Writers and families
It’s in the early pages – where we see Arundhati Roy negotiating an inner friction of wanting to love her mother and being pushed away by her; of trying to get away from her but being drawn back in; of making her own place in the world and finding aspects of Mrs Roy in herself – that the memoir bristles with an energy that demands attention.
In a recent interview to ‘The New York Times’, Roy explained why she had to write this memoir: “What was incredible about her (Mary Roy) was that there was a part of her that hammered me but then it also created me. There was this public part of her, which was so extraordinary, so I could never settle on what I really thought or felt. The entire range was a challenge to me as a writer: Can I put down this unresolvable character?”
Incidentally, 'Mother Mary Comes to Me' is the second literary memoir - or creative nonfiction, if you prefer that label - to come out in 2025 that deals with a well-known writer’s relationship with their parents. Earlier in the year, Jeet Thayil’s evocatively titled ‘Elsewhereans’ had him following in his journalist father’s and mother's footsteps, going to places his parents went as young(er) people, and meeting people who had been important to them. As with 'Mother Mary', the writing of 'Elsewhereans' was triggered by the writer's mother's death.
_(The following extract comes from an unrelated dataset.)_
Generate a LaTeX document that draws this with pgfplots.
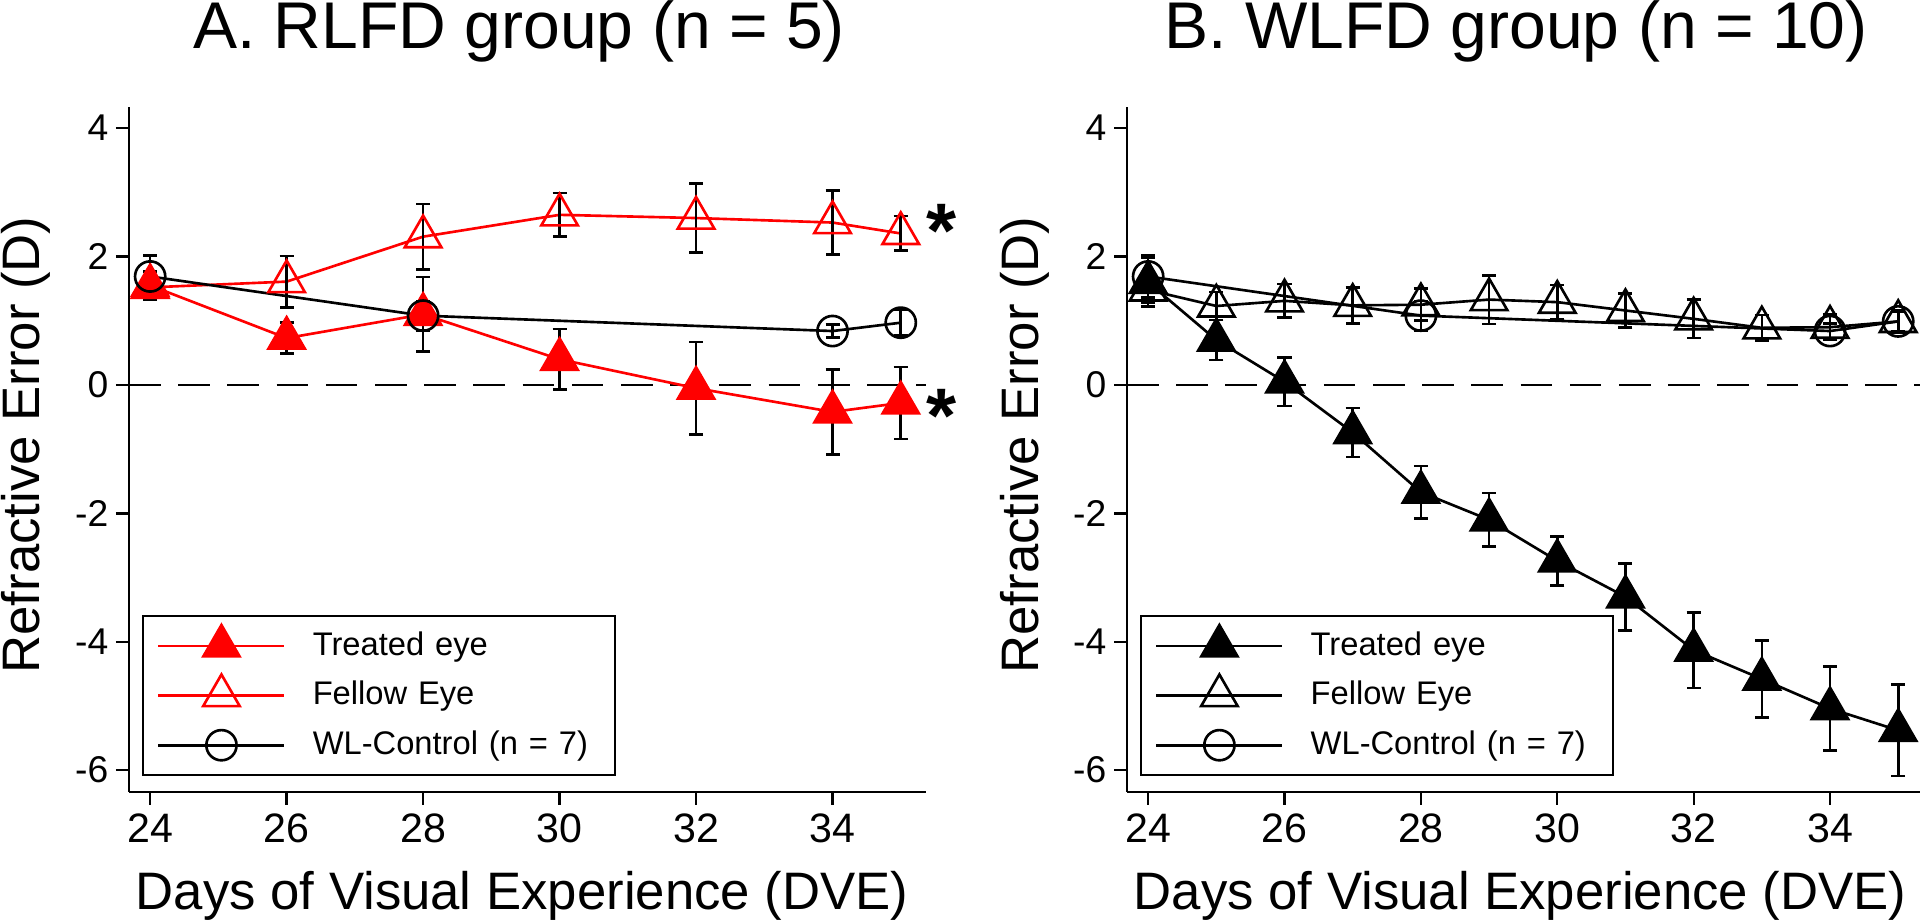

(Image credit: Harper Collins)
There’s a lyrical quality to Thayil’s memoir that lingers. Even as the documentary novel dips in and out of the past; juxtaposing a long-ago Kerala, Mumbai, Vietnam, Hong Kong with more recent travels. But there’s also that engagement with and – sometimes belated – understanding of parents as (fallible) people in their own right; with lives outside of the family life.
But where ‘Elsewhereans’ is a comparatively easy read, folding into a kind of travelogue-memoir-documentary novel - Thayil's peripatetic family has lived in Hong Kong, America, Kerala, Mumbai, Bangalore, and elsewhere for years - ‘Mother Mary’ remains challenging almost to the last. In one place Roy writes she wanted to hug her mother and reassure her, but “you can’t hug a porcupine. Not even over the phone.”
Front and back covers of Arundhati Roy's memoir – 'Mother Mary Comes to Me', which released on September 2.
How to read 'Mother Mary Comes to Me'
Roy does offer cues to how to read this book. At the very start, she asks that you “read this book as you would a novel. It makes no larger claim. But then, there could be no larger claim.”
Whether she’s accounting for the untrustworthiness of old memories when she writes this, or offering us a soft landing before we begin to read about her difficult childhood, it is a useful suggestion to carry on reading as we see the protagonist of the work grow up from an expletives-spewing toddler to a bristly teen who travels to Delhi with a knife in her bag and picks up odd jobs – including making garish art for exhibitions at Pragati Maidan and working as an actress – to pay the bills and lives in strange places (a place where her neighbours think she is a drug mule, a room where a monkey sleeps under her bed one night holding a dead puppy) till her financial concerns ease.
The cover of the book also tells a story. If you put the open book down flat, it looks like present-day Roy (on the back cover) is looking at a younger Arundhati on the front cover – a lit bidi in one hand, silver hoops and ring, hair still decidedly “un-Vietnamese” – looking up and away into the distance. There’s an echo of this image in the introduction to the memoir, too. Roy writes: “Perhaps what I am about to write is a betrayal of my younger self by the person I have become. If so, it’s no small sin. But I’m in no position to be the judge of that.”
After reading 370-odd pages, one might agree that we’re definitely in no position to judge her either.